## Dataset excerpt
* * * * * * *

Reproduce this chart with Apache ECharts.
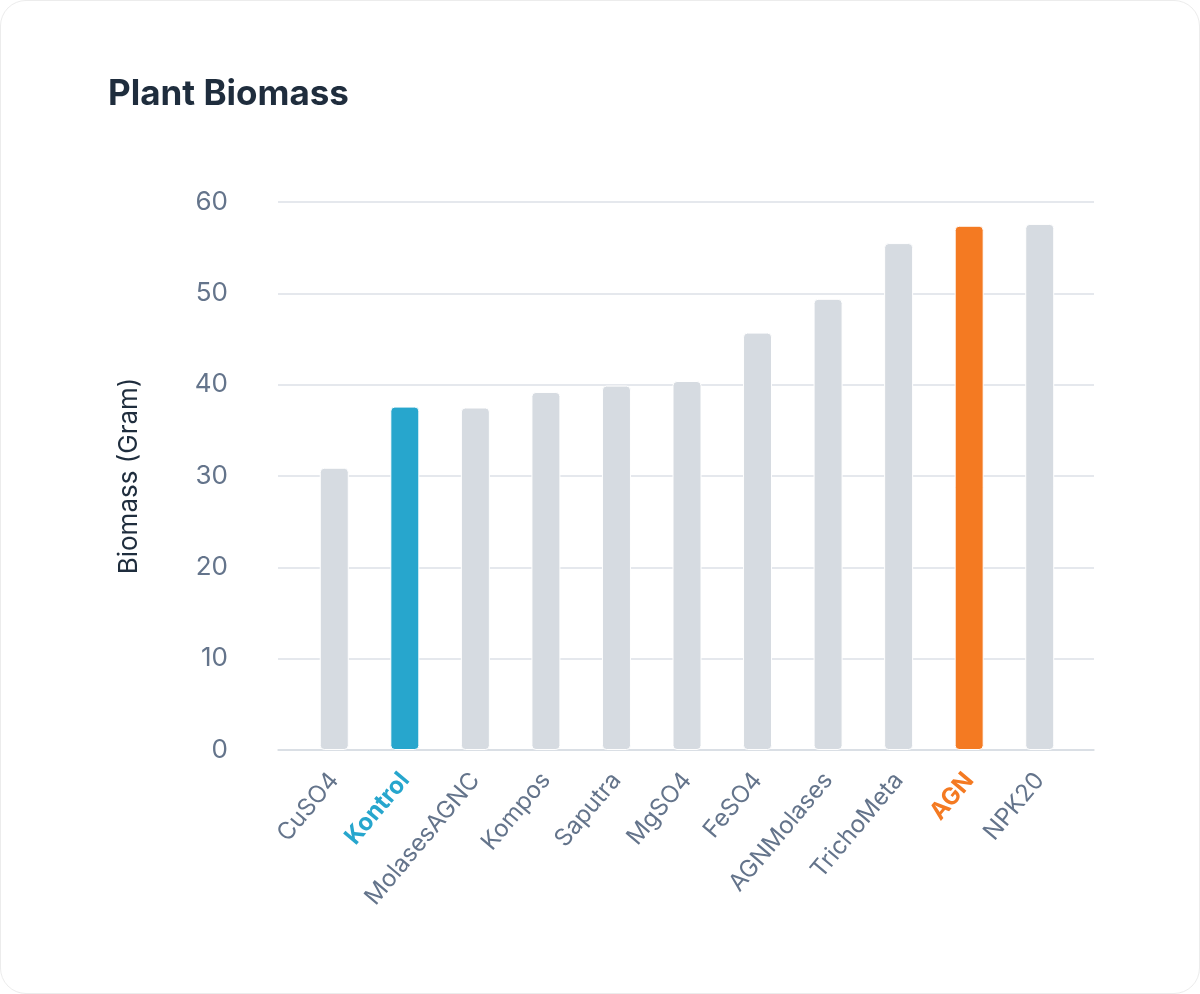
<!DOCTYPE html>
<html>
<head>
<meta charset="utf-8">
<script src="https://cdn.jsdelivr.net/npm/echarts@6/dist/echarts.min.js"></script>
<style>
  html, body { margin: 0; padding: 0; background: #ffffff; }
  #card {
    position: absolute; left: 0; top: 0;
    width: 1198px; height: 992px;
    border: 1px solid #ececec; border-radius: 26px;
    background: #ffffff;
  }
  #chart { width: 1200px; height: 994px; }
</style>
</head>
<body>
<div id="card"></div>
<div id="chart"></div>
<script>
// data
var categories = ['CuSO4', 'Kontrol', 'MolasesAGNC', 'Kompos', 'Saputra', 'MgSO4', 'FeSO4', 'AGNMolases', 'TrichoMeta', 'AGN', 'NPK20'];
var biomass = [30.9, 37.6, 37.5, 39.2, 39.9, 40.4, 45.7, 49.4, 55.5, 57.4, 57.6];
var yTicks = [0, 10, 20, 30, 40, 50, 60];

// warna sorotan
var baseColor = '#d6dbe1';
var highlight = { Kontrol: '#27a6cd', AGN: '#f47a22' };
var textColor = '#64748b';
var fontFamily = 'Inter, "Noto Sans", sans-serif';

var myChart = echarts.init(document.getElementById('chart'), null, { renderer: 'canvas' });

var barData = biomass.map(function (v, i) {
  var c = highlight[categories[i]] || baseColor;
  return { value: v, itemStyle: { color: c } };
});

var option = {
  animation: false,
  title: {
    text: 'Plant Biomass',
    left: 103,
    top: 72,
    textStyle: { fontFamily: fontFamily, fontSize: 35, fontWeight: 700, color: '#1f2d3d' }
  },
  grid: [
    { left: 278, right: 106, top: 202, bottom: 244 },
    { left: 299, right: 125, top: 202, bottom: 244 }
  ],
  xAxis: [
    {
      gridIndex: 0, type: 'category', data: [''],
      axisLine: { show: true, lineStyle: { color: '#d6dbe2', width: 1.5 } },
      axisTick: { show: false }, axisLabel: { show: false }
    },
    {
      gridIndex: 1, type: 'category', data: categories,
      axisLine: { show: false }, axisTick: { show: false },
      axisLabel: {
        rotate: 50, margin: 26, interval: 0,
        fontFamily: fontFamily, fontSize: 24, color: textColor,
        formatter: function (val) {
          if (val === 'Kontrol') return '{k|' + val + '}';
          if (val === 'AGN') return '{a|' + val + '}';
          return val;
        },
        rich: {
          k: { color: highlight.Kontrol, fontWeight: 700, fontSize: 24, fontFamily: fontFamily },
          a: { color: highlight.AGN, fontWeight: 700, fontSize: 24, fontFamily: fontFamily }
        }
      }
    }
  ],
  yAxis: [
    {
      gridIndex: 0, type: 'value', min: yTicks[0], max: yTicks[yTicks.length - 1], interval: 10,
      name: 'Biomass (Gram)', nameLocation: 'middle', nameGap: 136,
      nameTextStyle: { fontFamily: fontFamily, fontSize: 26, color: '#1f2d3d' },
      axisLine: { show: false }, axisTick: { show: false },
      axisLabel: { margin: 50, fontFamily: fontFamily, fontSize: 26, color: textColor },
      splitLine: { lineStyle: { color: '#dde1e7', width: 1.5 } }
    },
    {
      gridIndex: 1, type: 'value', min: yTicks[0], max: yTicks[yTicks.length - 1], interval: 10,
      show: false, splitLine: { show: false }
    }
  ],
  series: [{
    type: 'bar',
    xAxisIndex: 1, yAxisIndex: 1,
    barWidth: 29,
    data: barData,
    itemStyle: { borderRadius: 4, borderColor: '#ffffff', borderWidth: 1 }
  }]
};

myChart.setOption(option);
</script>
</body>
</html>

* * * * * * *

## Written problem
Output an exact copy of the material, with the pictures removed.

## The response
Reproduce this chart with Apache ECharts.
<!DOCTYPE html>
<html>
<head>
<meta charset="utf-8">
<script src="https://cdn.jsdelivr.net/npm/echarts@6/dist/echarts.min.js"></script>
<style>
  html, body { margin: 0; padding: 0; background: #ffffff; }
  #card {
    position: absolute; left: 0; top: 0;
    width: 1198px; height: 992px;
    border: 1px solid #ececec; border-radius: 26px;
    background: #ffffff;
  }
  #chart { width: 1200px; height: 994px; }
</style>
</head>
<body>
<div id="card"></div>
<div id="chart"></div>
<script>
// data
var categories = ['CuSO4', 'Kontrol', 'MolasesAGNC', 'Kompos', 'Saputra', 'MgSO4', 'FeSO4', 'AGNMolases', 'TrichoMeta', 'AGN', 'NPK20'];
var biomass = [30.9, 37.6, 37.5, 39.2, 39.9, 40.4, 45.7, 49.4, 55.5, 57.4, 57.6];
var yTicks = [0, 10, 20, 30, 40, 50, 60];

// warna sorotan
var baseColor = '#d6dbe1';
var highlight = { Kontrol: '#27a6cd', AGN: '#f47a22' };
var textColor = '#64748b';
var fontFamily = 'Inter, "Noto Sans", sans-serif';

var myChart = echarts.init(document.getElementById('chart'), null, { renderer: 'canvas' });

var barData = biomass.map(function (v, i) {
  var c = highlight[categories[i]] || baseColor;
  return { value: v, itemStyle: { color: c } };
});

var option = {
  animation: false,
  title: {
    text: 'Plant Biomass',
    left: 103,
    top: 72,
    textStyle: { fontFamily: fontFamily, fontSize: 35, fontWeight: 700, color: '#1f2d3d' }
  },
  grid: [
    { left: 278, right: 106, top: 202, bottom: 244 },
    { left: 299, right: 125, top: 202, bottom: 244 }
  ],
  xAxis: [
    {
      gridIndex: 0, type: 'category', data: [''],
      axisLine: { show: true, lineStyle: { color: '#d6dbe2', width: 1.5 } },
      axisTick: { show: false }, axisLabel: { show: false }
    },
    {
      gridIndex: 1, type: 'category', data: categories,
      axisLine: { show: false }, axisTick: { show: false },
      axisLabel: {
        rotate: 50, margin: 26, interval: 0,
        fontFamily: fontFamily, fontSize: 24, color: textColor,
        formatter: function (val) {
          if (val === 'Kontrol') return '{k|' + val + '}';
          if (val === 'AGN') return '{a|' + val + '}';
          return val;
        },
        rich: {
          k: { color: highlight.Kontrol, fontWeight: 700, fontSize: 24, fontFamily: fontFamily },
          a: { color: highlight.AGN, fontWeight: 700, fontSize: 24, fontFamily: fontFamily }
        }
      }
    }
  ],
  yAxis: [
    {
      gridIndex: 0, type: 'value', min: yTicks[0], max: yTicks[yTicks.length - 1], interval: 10,
      name: 'Biomass (Gram)', nameLocation: 'middle', nameGap: 136,
      nameTextStyle: { fontFamily: fontFamily, fontSize: 26, color: '#1f2d3d' },
      axisLine: { show: false }, axisTick: { show: false },
      axisLabel: { margin: 50, fontFamily: fontFamily, fontSize: 26, color: textColor },
      splitLine: { lineStyle: { color: '#dde1e7', width: 1.5 } }
    },
    {
      gridIndex: 1, type: 'value', min: yTicks[0], max: yTicks[yTicks.length - 1], interval: 10,
      show: false, splitLine: { show: false }
    }
  ],
  series: [{
    type: 'bar',
    xAxisIndex: 1, yAxisIndex: 1,
    barWidth: 29,
    data: barData,
    itemStyle: { borderRadius: 4, borderColor: '#ffffff', borderWidth: 1 }
  }]
};

myChart.setOption(option);
</script>
</body>
</html>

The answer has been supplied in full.